3. I am tired of grocery stores being able to leave expired food on their shelves. It is disgusting and should be against the law. I am usually very careful to check dates of dairy or soy items, but this week I went to buy cookies for my play. I was buying large quanitites, so checked the date on one or two and then filled up my cart. When I got back to school, I found an entire container of 24 cookies that was SEVERAL days past its expiration, so obviously couldn't be handed out at intermission.
I guess we are just living in an era when you have to check, request, demand, or throw a temper tantrum if necessary to get what you are promised in a service or for a product. Check clothes to make sure that they are not coming apart at the seems and about to lose buttons. Check that the food hasn't gone bad that you are about to buy. Have your sister paint your toes. Shampoo your own carpets. Make your own lattes so that the espresso is not expired and the milk scorched, or the syrup left out, etc.

Friday, December 3, 2010

So Happy I Could Die

I think my last post was about my students, too. I can't help it though, I am full of love for my babies! Tonight was closing night of The Canterbury Tales. The whole process has been so much f - u - n. I decided this year to STOP taking everything so seriously. This does not lessen my need to control details or my perfectionism, but somehow it has chilled me out all the same.
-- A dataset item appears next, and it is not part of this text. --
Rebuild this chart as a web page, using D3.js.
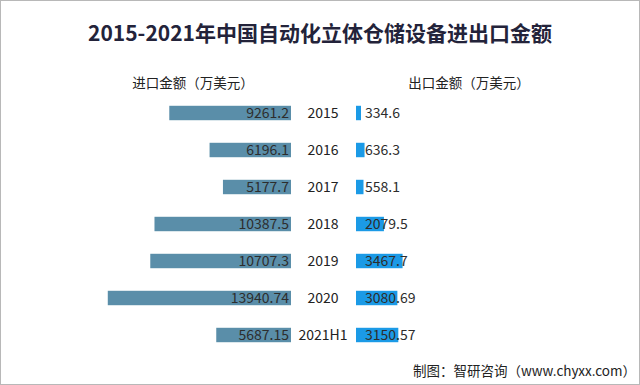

When I started this blog, I said that it was because I was tired of being tied up in knots all the time, and that I was going to look for the Beautiful, Interesting, and Good in things. Well, with the hardest (and most rewarding) part of the school year behind me, I can honestly say that my new determination for joie de vivre has really taken root. What the kids said tonight was everything that I could wish for. They had fun. They learned. And I will be honest, I LOVE that they say they love me because I love them RIGHT BACK. I have always envied the Christmas bonus of people in the Oil Industry, but what better Christmas bonus could I get than 2 bouquets of winter flowers, Callebaut chocolates (OMG I ate four already), Truffles, and the crowning glory - a hand-drawn card full of love notes from my sweetie pies. It's like the Lady Gaga song. I am so happy I could die. I would like to leave with you with the thoughts I shared with the audience tonight, as my arms were filled with hugs and flowers and tears: The media is always reporting stories of teenagers making bad choices. But for every one of those stories, there are hundreds of stories of kids trying to be good people and make the world a better place. I am so privileged that I get to see evidence of this every day at my job. Thank you for supporting these truly great kids in their efforts.

What a totally awesome day all around.

Side note: My neighbours have the most gorgeous Christmas tree. The lights are the colour of the sea on the "calm bathtub" side of Cozumel.